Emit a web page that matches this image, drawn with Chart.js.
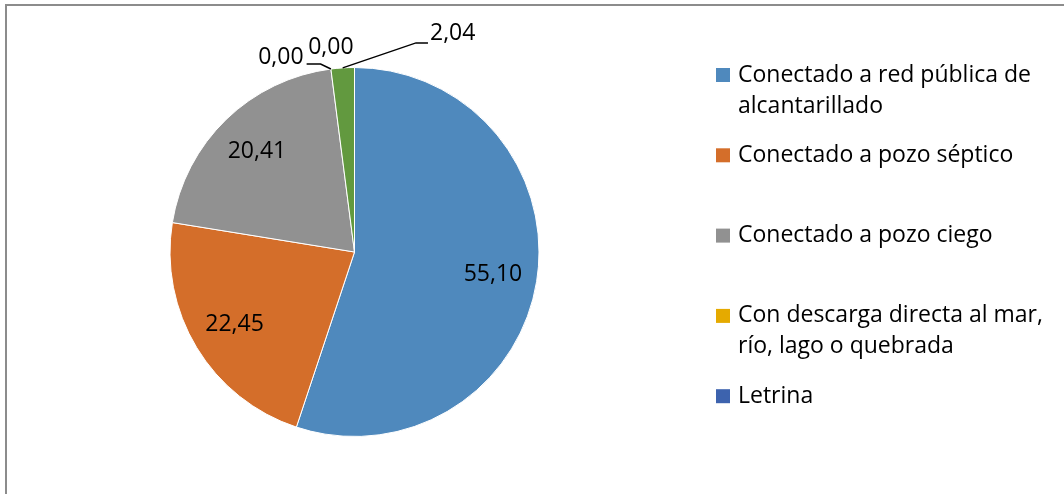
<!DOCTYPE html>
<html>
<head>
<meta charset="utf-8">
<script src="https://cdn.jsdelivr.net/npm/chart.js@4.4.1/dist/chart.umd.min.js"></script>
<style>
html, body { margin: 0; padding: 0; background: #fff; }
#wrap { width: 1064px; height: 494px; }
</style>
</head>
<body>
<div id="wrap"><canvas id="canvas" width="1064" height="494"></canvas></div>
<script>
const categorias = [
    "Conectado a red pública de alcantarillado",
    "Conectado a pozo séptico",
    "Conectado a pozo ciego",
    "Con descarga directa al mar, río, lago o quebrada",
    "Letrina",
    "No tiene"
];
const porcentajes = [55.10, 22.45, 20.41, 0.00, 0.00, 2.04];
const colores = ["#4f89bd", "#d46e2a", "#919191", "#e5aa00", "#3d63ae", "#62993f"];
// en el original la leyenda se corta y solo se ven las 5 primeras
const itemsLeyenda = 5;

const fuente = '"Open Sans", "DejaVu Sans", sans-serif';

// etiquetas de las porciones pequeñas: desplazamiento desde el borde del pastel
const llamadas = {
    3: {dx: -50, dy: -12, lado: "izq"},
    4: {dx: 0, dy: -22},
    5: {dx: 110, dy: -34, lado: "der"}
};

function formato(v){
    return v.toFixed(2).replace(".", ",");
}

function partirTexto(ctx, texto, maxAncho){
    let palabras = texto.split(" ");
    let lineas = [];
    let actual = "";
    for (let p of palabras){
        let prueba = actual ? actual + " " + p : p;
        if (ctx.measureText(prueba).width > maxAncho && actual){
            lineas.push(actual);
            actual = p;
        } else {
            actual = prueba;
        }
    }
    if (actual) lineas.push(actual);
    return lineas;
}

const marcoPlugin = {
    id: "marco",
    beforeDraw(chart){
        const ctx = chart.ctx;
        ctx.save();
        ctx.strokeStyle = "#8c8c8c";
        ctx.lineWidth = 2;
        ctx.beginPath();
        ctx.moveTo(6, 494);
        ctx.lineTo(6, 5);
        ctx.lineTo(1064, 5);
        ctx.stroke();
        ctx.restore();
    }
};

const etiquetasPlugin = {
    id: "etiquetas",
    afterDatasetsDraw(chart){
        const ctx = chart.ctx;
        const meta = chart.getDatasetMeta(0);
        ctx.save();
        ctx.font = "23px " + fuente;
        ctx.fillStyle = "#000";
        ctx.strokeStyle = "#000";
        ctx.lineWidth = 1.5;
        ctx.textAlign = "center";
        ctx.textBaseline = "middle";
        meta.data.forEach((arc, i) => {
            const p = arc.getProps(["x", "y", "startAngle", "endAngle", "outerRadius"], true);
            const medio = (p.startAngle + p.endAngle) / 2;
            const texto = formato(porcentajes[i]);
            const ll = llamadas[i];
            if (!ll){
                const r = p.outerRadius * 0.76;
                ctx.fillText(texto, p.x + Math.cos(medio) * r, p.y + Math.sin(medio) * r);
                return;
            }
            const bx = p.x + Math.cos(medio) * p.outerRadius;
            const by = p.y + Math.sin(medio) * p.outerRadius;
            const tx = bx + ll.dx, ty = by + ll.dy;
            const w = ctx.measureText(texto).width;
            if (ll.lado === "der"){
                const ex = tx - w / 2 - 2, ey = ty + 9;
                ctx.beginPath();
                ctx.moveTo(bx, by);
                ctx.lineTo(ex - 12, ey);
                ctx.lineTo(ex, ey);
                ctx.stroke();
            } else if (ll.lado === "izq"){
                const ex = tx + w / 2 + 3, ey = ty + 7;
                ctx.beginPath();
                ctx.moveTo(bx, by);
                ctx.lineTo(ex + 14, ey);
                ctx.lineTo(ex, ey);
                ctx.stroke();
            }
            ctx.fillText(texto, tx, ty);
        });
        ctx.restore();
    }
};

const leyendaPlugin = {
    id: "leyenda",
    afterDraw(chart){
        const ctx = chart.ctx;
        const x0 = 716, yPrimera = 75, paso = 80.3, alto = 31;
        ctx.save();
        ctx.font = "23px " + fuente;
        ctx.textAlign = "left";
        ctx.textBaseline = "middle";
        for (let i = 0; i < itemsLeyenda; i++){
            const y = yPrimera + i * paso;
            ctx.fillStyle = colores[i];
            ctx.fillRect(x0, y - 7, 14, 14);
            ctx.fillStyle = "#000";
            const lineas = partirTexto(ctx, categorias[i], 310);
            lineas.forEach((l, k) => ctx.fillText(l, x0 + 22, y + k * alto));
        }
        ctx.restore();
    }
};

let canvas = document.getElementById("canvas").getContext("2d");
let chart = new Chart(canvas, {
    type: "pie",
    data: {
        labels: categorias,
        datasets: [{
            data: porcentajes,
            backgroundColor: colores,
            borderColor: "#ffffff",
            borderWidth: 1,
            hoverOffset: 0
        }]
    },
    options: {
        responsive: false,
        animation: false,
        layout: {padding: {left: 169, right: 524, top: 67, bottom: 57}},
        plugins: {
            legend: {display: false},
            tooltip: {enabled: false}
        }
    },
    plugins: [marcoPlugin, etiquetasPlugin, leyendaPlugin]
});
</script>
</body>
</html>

▶ **WHAT THE TASK ASKS**
Return each line of the data, keeping its wording exact and omitting pictures.

▶ **EXERCISE SOLUTION**
Emit a web page that matches this image, drawn with Chart.js.
<!DOCTYPE html>
<html>
<head>
<meta charset="utf-8">
<script src="https://cdn.jsdelivr.net/npm/chart.js@4.4.1/dist/chart.umd.min.js"></script>
<style>
html, body { margin: 0; padding: 0; background: #fff; }
#wrap { width: 1064px; height: 494px; }
</style>
</head>
<body>
<div id="wrap"><canvas id="canvas" width="1064" height="494"></canvas></div>
<script>
const categorias = [
    "Conectado a red pública de alcantarillado",
    "Conectado a pozo séptico",
    "Conectado a pozo ciego",
    "Con descarga directa al mar, río, lago o quebrada",
    "Letrina",
    "No tiene"
];
const porcentajes = [55.10, 22.45, 20.41, 0.00, 0.00, 2.04];
const colores = ["#4f89bd", "#d46e2a", "#919191", "#e5aa00", "#3d63ae", "#62993f"];
// en el original la leyenda se corta y solo se ven las 5 primeras
const itemsLeyenda = 5;

const fuente = '"Open Sans", "DejaVu Sans", sans-serif';

// etiquetas de las porciones pequeñas: desplazamiento desde el borde del pastel
const llamadas = {
    3: {dx: -50, dy: -12, lado: "izq"},
    4: {dx: 0, dy: -22},
    5: {dx: 110, dy: -34, lado: "der"}
};

function formato(v){
    return v.toFixed(2).replace(".", ",");
}

function partirTexto(ctx, texto, maxAncho){
    let palabras = texto.split(" ");
    let lineas = [];
    let actual = "";
    for (let p of palabras){
        let prueba = actual ? actual + " " + p : p;
        if (ctx.measureText(prueba).width > maxAncho && actual){
            lineas.push(actual);
            actual = p;
        } else {
            actual = prueba;
        }
    }
    if (actual) lineas.push(actual);
    return lineas;
}

const marcoPlugin = {
    id: "marco",
    beforeDraw(chart){
        const ctx = chart.ctx;
        ctx.save();
        ctx.strokeStyle = "#8c8c8c";
        ctx.lineWidth = 2;
        ctx.beginPath();
        ctx.moveTo(6, 494);
        ctx.lineTo(6, 5);
        ctx.lineTo(1064, 5);
        ctx.stroke();
        ctx.restore();
    }
};

const etiquetasPlugin = {
    id: "etiquetas",
    afterDatasetsDraw(chart){
        const ctx = chart.ctx;
        const meta = chart.getDatasetMeta(0);
        ctx.save();
        ctx.font = "23px " + fuente;
        ctx.fillStyle = "#000";
        ctx.strokeStyle = "#000";
        ctx.lineWidth = 1.5;
        ctx.textAlign = "center";
        ctx.textBaseline = "middle";
        meta.data.forEach((arc, i) => {
            const p = arc.getProps(["x", "y", "startAngle", "endAngle", "outerRadius"], true);
            const medio = (p.startAngle + p.endAngle) / 2;
            const texto = formato(porcentajes[i]);
            const ll = llamadas[i];
            if (!ll){
                const r = p.outerRadius * 0.76;
                ctx.fillText(texto, p.x + Math.cos(medio) * r, p.y + Math.sin(medio) * r);
                return;
            }
            const bx = p.x + Math.cos(medio) * p.outerRadius;
            const by = p.y + Math.sin(medio) * p.outerRadius;
            const tx = bx + ll.dx, ty = by + ll.dy;
            const w = ctx.measureText(texto).width;
            if (ll.lado === "der"){
                const ex = tx - w / 2 - 2, ey = ty + 9;
                ctx.beginPath();
                ctx.moveTo(bx, by);
                ctx.lineTo(ex - 12, ey);
                ctx.lineTo(ex, ey);
                ctx.stroke();
            } else if (ll.lado === "izq"){
                const ex = tx + w / 2 + 3, ey = ty + 7;
                ctx.beginPath();
                ctx.moveTo(bx, by);
                ctx.lineTo(ex + 14, ey);
                ctx.lineTo(ex, ey);
                ctx.stroke();
            }
            ctx.fillText(texto, tx, ty);
        });
        ctx.restore();
    }
};

const leyendaPlugin = {
    id: "leyenda",
    afterDraw(chart){
        const ctx = chart.ctx;
        const x0 = 716, yPrimera = 75, paso = 80.3, alto = 31;
        ctx.save();
        ctx.font = "23px " + fuente;
        ctx.textAlign = "left";
        ctx.textBaseline = "middle";
        for (let i = 0; i < itemsLeyenda; i++){
            const y = yPrimera + i * paso;
            ctx.fillStyle = colores[i];
            ctx.fillRect(x0, y - 7, 14, 14);
            ctx.fillStyle = "#000";
            const lineas = partirTexto(ctx, categorias[i], 310);
            lineas.forEach((l, k) => ctx.fillText(l, x0 + 22, y + k * alto));
        }
        ctx.restore();
    }
};

let canvas = document.getElementById("canvas").getContext("2d");
let chart = new Chart(canvas, {
    type: "pie",
    data: {
        labels: categorias,
        datasets: [{
            data: porcentajes,
            backgroundColor: colores,
            borderColor: "#ffffff",
            borderWidth: 1,
            hoverOffset: 0
        }]
    },
    options: {
        responsive: false,
        animation: false,
        layout: {padding: {left: 169, right: 524, top: 67, bottom: 57}},
        plugins: {
            legend: {display: false},
            tooltip: {enabled: false}
        }
    },
    plugins: [marcoPlugin, etiquetasPlugin, leyendaPlugin]
});
</script>
</body>
</html>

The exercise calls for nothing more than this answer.